Set exercise —
Of all the lines in the data below, how many contain "this"? Report that number alone.

Figure scripts —

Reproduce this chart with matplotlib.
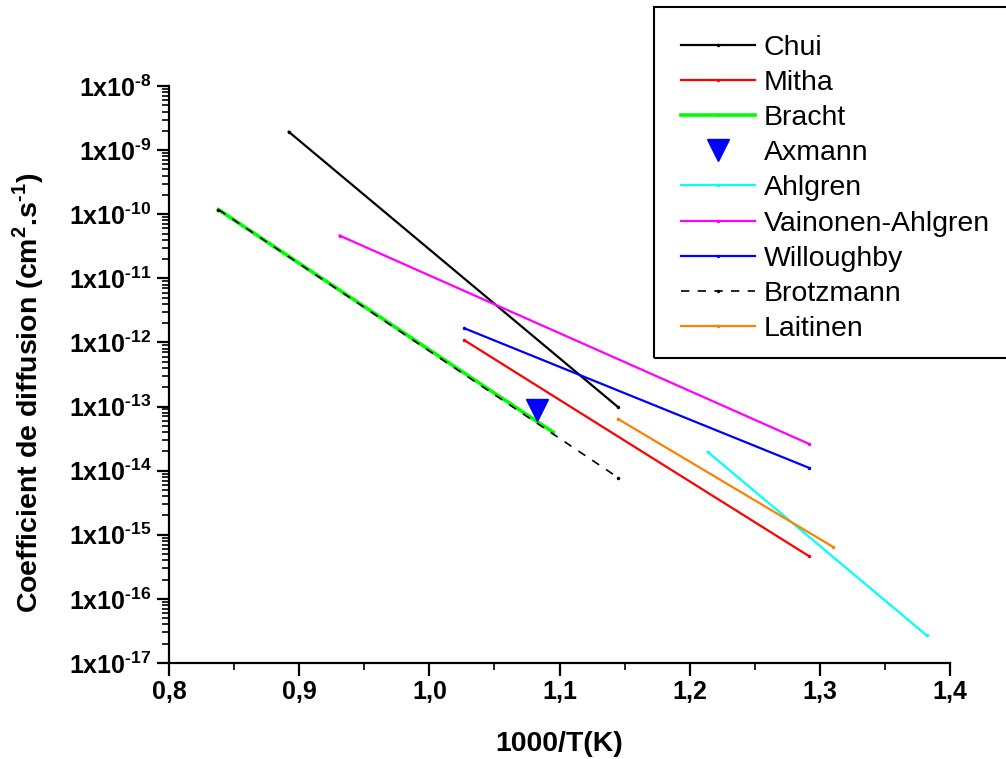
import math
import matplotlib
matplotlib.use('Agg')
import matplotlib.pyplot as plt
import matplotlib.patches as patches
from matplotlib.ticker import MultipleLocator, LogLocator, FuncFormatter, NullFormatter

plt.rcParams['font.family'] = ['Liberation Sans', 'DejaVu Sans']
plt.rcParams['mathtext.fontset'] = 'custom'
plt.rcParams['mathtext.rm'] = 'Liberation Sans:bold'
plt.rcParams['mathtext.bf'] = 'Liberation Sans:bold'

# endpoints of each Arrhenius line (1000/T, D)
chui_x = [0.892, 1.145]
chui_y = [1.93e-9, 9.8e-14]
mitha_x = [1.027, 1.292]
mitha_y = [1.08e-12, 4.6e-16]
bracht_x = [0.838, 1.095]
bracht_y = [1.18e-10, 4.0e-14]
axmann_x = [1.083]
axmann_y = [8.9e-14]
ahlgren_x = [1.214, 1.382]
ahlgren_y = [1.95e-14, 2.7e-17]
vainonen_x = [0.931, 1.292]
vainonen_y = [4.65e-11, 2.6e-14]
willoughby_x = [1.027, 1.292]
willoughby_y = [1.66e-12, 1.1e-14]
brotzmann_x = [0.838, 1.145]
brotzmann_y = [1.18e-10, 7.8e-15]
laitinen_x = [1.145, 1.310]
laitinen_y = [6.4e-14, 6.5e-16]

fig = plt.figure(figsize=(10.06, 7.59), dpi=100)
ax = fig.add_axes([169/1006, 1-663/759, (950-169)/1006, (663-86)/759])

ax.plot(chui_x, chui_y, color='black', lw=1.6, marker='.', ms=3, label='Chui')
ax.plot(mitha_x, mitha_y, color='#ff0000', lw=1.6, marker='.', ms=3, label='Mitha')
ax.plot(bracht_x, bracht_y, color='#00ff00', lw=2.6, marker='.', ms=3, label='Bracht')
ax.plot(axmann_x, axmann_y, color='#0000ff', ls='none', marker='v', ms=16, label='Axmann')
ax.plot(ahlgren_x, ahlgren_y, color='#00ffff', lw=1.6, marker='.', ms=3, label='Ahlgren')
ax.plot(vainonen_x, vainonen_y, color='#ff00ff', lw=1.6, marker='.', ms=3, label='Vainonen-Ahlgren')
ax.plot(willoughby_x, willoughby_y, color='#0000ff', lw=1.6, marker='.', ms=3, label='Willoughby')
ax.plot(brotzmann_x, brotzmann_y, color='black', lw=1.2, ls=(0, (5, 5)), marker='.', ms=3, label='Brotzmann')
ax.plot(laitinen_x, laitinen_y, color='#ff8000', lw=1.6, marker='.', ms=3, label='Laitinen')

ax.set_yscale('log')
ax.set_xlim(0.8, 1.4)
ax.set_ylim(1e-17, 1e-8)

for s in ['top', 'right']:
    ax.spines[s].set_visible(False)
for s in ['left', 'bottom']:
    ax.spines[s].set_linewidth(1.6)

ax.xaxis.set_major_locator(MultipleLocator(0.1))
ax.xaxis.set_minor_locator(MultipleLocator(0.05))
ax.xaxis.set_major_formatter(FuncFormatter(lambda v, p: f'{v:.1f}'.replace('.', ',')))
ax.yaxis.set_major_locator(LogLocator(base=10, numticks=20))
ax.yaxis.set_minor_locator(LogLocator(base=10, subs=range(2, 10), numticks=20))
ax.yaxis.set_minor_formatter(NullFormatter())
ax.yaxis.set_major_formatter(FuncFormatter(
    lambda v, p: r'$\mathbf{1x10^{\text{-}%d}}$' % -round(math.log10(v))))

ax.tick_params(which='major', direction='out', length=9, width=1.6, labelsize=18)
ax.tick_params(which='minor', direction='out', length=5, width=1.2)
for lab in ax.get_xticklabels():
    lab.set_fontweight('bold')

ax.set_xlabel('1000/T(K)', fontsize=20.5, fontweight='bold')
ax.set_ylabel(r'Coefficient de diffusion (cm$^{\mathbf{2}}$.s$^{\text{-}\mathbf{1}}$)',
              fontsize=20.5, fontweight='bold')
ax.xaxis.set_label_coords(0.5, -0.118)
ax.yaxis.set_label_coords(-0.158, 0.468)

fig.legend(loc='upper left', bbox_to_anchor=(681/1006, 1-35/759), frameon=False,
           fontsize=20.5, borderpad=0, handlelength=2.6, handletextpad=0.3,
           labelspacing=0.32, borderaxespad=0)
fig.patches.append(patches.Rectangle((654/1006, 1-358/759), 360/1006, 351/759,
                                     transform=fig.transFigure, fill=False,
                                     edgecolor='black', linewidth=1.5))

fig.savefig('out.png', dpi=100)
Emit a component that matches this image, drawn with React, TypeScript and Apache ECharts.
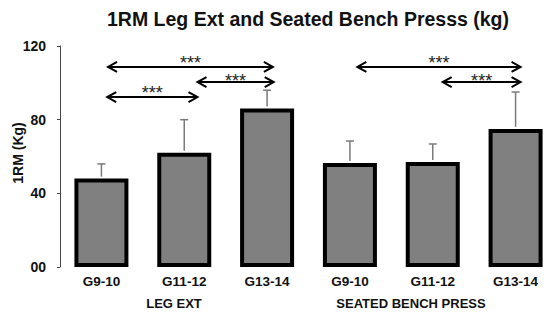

Task output —
2